After they made a movie based off of the album, Wright collected his earnings and ditched those lost-ass motherfuckers to do his own keyboard shit.
Wait, wasn't he blonde at one point?
edit Later Years
In 1985, Wallers decided that he finally had enough money, and he was a self-proclaimed God, so he decided to quit the band. This did not go down well with Gilmore, so he, Tyler, and White kept the band going, even though it was almost the 90s, and it's been over twenty years since the band originally formed.
This greatly upset Waters, as it was his band. He sued the pants off of Gilmoore for stealing, recording, and calling his work as his own. It is known that Wafters missed his nap that day.
This once and for all ended Pynk Floiid, which upset teens that wished they were born earlier everywhere. But The Division Bell sucked, anyway.
Wallers faded into obscurity for a while, having one-night stands like all of those creepy old musicians do. (i.e. John Deacon, Paul McCartney)
Though, in 2006, somebody died or something, so the band came back together for one show.

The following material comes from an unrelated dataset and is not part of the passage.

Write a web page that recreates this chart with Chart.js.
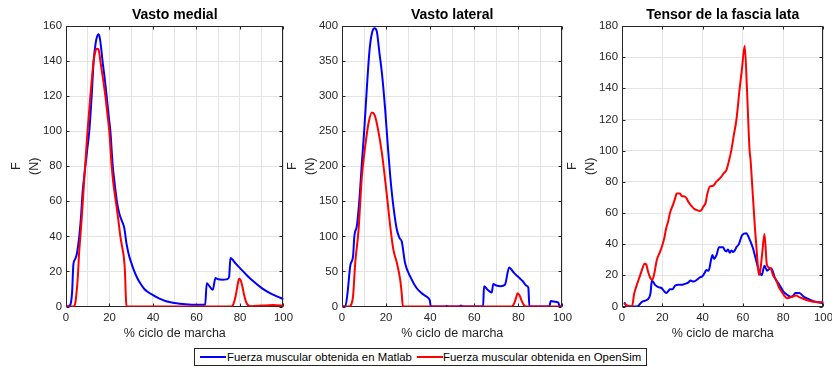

This was a huge success, and granted Waters even more money. After the show, Taelor, Gilmour, Write, and Wallers went back to their own lives: collecting cars, hating each other even more, having children at a really old age.
Waters had no more interactions with the public from that point on, except for the NSA document that he accidentally released to the public eye in 2010, which did not go down well with the United States Government.